Stored data:

begin

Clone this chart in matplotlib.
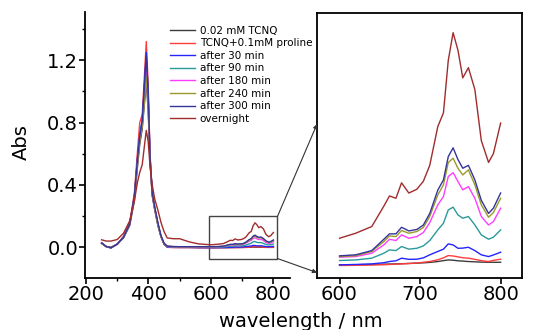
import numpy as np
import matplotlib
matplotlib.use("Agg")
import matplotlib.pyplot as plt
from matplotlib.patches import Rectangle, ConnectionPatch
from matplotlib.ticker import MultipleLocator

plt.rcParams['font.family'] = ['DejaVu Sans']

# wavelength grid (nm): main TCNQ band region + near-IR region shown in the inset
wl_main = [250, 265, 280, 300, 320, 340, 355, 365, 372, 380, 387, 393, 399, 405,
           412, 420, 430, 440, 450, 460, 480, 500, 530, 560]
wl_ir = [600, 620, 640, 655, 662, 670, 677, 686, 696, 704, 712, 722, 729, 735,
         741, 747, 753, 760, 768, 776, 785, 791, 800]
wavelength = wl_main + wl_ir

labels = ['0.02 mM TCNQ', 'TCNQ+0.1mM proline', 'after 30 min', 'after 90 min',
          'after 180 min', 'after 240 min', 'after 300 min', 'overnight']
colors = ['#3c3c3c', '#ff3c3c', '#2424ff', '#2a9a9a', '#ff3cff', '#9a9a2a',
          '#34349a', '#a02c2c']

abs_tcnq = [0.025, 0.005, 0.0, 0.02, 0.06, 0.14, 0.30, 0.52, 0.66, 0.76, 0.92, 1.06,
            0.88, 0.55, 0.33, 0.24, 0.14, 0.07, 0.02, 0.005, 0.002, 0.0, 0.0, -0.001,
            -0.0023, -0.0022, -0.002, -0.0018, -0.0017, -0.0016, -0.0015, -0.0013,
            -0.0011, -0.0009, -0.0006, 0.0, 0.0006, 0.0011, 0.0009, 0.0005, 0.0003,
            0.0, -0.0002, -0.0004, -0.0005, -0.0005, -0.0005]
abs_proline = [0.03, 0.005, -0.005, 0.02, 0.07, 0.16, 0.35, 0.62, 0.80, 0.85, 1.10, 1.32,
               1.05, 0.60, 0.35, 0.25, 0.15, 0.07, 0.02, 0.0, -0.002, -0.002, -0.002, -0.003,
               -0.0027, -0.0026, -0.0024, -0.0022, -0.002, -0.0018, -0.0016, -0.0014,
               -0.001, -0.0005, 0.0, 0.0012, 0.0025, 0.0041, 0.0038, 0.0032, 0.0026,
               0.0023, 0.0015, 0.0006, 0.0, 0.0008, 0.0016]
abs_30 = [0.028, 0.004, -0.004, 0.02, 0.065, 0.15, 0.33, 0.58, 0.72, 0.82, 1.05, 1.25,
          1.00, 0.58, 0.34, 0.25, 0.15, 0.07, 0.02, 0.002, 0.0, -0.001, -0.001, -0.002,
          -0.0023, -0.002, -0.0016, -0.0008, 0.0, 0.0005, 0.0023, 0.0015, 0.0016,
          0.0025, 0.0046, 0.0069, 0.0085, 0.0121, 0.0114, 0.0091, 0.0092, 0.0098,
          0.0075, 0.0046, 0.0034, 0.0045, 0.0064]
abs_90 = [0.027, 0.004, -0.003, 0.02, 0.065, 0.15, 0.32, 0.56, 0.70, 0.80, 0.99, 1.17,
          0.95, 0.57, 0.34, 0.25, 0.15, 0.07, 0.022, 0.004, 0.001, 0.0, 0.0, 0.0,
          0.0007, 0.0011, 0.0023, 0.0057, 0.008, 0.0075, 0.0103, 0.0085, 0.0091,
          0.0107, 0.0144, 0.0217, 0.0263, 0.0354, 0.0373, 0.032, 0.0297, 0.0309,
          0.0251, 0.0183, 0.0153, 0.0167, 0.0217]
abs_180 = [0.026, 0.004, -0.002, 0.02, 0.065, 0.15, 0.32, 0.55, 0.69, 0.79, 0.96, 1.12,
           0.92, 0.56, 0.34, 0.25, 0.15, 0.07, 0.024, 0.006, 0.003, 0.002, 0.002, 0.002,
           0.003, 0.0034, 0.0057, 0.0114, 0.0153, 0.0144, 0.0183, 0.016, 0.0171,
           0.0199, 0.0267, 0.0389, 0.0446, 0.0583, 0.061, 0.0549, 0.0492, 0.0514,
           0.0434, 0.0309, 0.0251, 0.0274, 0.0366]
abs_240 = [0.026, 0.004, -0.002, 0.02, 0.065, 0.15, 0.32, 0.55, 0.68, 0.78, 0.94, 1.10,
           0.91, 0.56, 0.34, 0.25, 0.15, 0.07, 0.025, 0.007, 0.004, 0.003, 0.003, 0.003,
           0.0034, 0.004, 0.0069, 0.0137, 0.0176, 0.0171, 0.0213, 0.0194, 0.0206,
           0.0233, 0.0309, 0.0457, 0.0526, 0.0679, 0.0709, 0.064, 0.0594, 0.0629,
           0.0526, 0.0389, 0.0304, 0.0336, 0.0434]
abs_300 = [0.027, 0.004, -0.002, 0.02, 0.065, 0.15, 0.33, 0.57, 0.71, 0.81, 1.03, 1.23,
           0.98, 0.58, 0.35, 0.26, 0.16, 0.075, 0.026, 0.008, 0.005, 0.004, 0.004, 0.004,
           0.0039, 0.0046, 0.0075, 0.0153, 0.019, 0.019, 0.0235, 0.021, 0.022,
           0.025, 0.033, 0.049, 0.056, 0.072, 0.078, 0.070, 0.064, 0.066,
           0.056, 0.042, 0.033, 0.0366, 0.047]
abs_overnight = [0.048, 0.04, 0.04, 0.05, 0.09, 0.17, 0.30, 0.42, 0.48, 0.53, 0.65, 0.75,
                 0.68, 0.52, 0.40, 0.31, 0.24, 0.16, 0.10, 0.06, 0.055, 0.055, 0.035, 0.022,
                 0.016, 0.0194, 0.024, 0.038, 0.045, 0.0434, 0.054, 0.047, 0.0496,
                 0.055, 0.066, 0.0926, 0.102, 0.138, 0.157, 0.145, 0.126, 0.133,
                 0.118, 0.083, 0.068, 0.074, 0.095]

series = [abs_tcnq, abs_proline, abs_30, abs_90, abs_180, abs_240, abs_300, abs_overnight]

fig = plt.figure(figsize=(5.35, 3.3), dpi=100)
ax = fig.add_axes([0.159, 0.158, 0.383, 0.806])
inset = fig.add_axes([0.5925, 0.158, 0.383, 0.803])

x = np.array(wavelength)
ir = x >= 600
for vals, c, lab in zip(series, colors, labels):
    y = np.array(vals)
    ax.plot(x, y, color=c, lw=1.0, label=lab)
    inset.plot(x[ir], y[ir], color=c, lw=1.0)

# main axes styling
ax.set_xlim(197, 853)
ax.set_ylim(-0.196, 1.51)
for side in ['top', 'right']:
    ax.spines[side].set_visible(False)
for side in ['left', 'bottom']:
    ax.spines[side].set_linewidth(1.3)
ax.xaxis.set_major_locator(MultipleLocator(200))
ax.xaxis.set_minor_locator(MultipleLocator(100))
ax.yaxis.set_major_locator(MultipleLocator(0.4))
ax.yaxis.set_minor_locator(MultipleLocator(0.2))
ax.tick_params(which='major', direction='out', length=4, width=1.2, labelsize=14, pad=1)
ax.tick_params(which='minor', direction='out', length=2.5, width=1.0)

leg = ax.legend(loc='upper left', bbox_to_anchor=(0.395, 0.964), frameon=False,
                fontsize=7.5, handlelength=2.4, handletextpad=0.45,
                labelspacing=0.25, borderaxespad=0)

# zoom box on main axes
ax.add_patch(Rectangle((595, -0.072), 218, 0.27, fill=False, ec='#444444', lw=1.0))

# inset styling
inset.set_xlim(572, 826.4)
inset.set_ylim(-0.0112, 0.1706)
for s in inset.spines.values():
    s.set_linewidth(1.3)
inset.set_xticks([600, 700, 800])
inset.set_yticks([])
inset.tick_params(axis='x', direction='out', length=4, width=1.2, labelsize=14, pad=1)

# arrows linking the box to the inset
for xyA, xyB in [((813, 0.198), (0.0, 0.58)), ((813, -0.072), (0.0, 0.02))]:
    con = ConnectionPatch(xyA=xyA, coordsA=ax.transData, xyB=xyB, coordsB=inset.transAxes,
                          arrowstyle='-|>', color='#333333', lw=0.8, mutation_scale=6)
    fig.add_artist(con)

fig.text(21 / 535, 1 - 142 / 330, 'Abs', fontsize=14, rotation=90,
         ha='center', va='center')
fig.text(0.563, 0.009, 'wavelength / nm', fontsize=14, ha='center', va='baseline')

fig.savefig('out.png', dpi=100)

end

Check each line above for the string "matplotlib" and show the ones that have it.

The solution:
Clone this chart in matplotlib.
import matplotlib
matplotlib.use("Agg")
import matplotlib.pyplot as plt
from matplotlib.patches import Rectangle, ConnectionPatch
from matplotlib.ticker import MultipleLocator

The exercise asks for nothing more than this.